Dans tout cela, vois-tu, ce qui me semble le plus déterminant et le plus extraordinaire, ce qui me semble la plus grande invention de l'époque contemporaine, c'est que tout peut être ramené à du texte, en l'occurrence, du langage de programmation.


PS.1 Cette dernière remarque est à entendre (sic) avec ce que j'ai écrit ailleurs sur la grammaire générative de Chomsky et la brève intuition de Hakim Bey sur la génération chaotique du langage (Voyages à Bolgobol, tome trois et quatre).


PS.2 Tu observeras sans doute que tout ce que j'ai écrit ces derniers temps, je n'aurais pas pu le penser sans toi, sans d'autres, Yann Le Guennec, Olivier Auber, Pierre Petiot, Rolland Caignard, Chris Anderson… et d'autres encore, intimement ou géographiquement proches ou lointains. Et pourtant, moi et moi seul pouvais l'écrire et le penser.

Le 15 septembre

Sur Descartes à qui je me réfère souvent

J'hésiterais à me dire cartésien, car Descartes ne le fut en définitive pas plus que Marx fût marxiste, au sens historique. Même une lecture assez superficielle montre bien la méfiance qu'il entretenait envers la raison.

L'usage de la raison est inévitablement confrontée à trois sortes d'erreurs. D'abord, comme il nous est impossible de nous assurer de tout ce que nous avons appris, nous devons bien nous en remettre à des préjugés et renoncer alors à toute certitude. Nous devons bien aussi nous fier aux témoignages de nos sens, mais nous savons aussi qu'ils peuvent être trompeurs. Nous ne percevons la plupart du temps que ce que nous sommes disposés à percevoir, et de la manière dont nous sommes disposés à le percevoir. Ce sont là deux causes extrinsèques des limites de la raison, auxquelles nous pouvons ajouter une autre qui lui est intrinsèque : nous sommes toujours susceptibles de faire des erreurs de raisonnement.

Il est à peu près impossible à la raison d'échapper à ces trois sortes d'erreurs. Il est donc préférable de limiter son usage à des questions simples et bien circonscrites, et de ne surtout pas renoncer à se fier d'abord à l'intuition, l'inspiration, l'imagination, voire à la simple impulsion, qui sont bien plus puissantes et offrent bien moins de risques de nous tromper.
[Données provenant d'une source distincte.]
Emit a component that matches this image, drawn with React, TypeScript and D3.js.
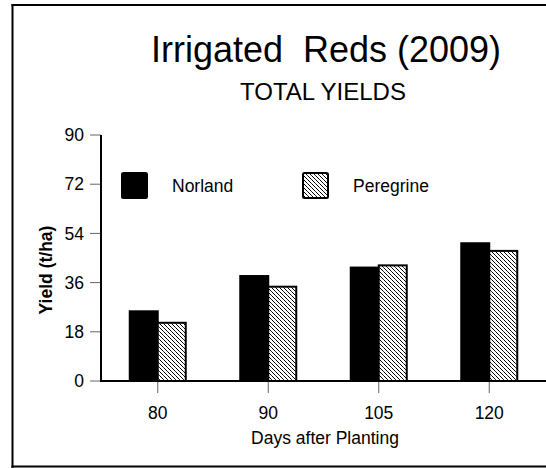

Je trouve Descartes finalement très surréaliste. Il est du moins à la source de toute la philosophie empiriste ; et dans la définition même qu'en donne Breton, le Surréalisme a une posture radicalement empiriste.


Araignée

Le 16 septembre

Re : Sur Descartes à qui je me réfère souvent

Ta remarque est pertinente. Oui, La raison sert sans-doute davantage à échanger nos expériences et nos réflexions qu'à fonder nos certitudes. C'est certainement la nécessité d'apprendre les uns des autres qui fait construire quelque-chose qui ressemble à la rationalité ; mais je serais alors plutôt tenté de dire la logique, voire la théorie, et même d'employer alors le pluriel.

Dans ce cas, il ne s'agit plus de la Raison majuscule, qui serait au monde la vertu la mieux partagée. Ce qui est au monde le mieux partagé, est le monde lui-même en tant qu'objet unique d'expériences diverses.

Celui qui, par exemple, me dirait que le soleil est une ouverture dans la voûte céleste d'où rayonne la lumière de Mazda, serait au moins d'accord avec moi pour admettre que nous parlons du même soleil qui nous réchauffe. Nous avons alors peut-être moins des rationalités que des grammaires ; et les grammaires s'apprennent.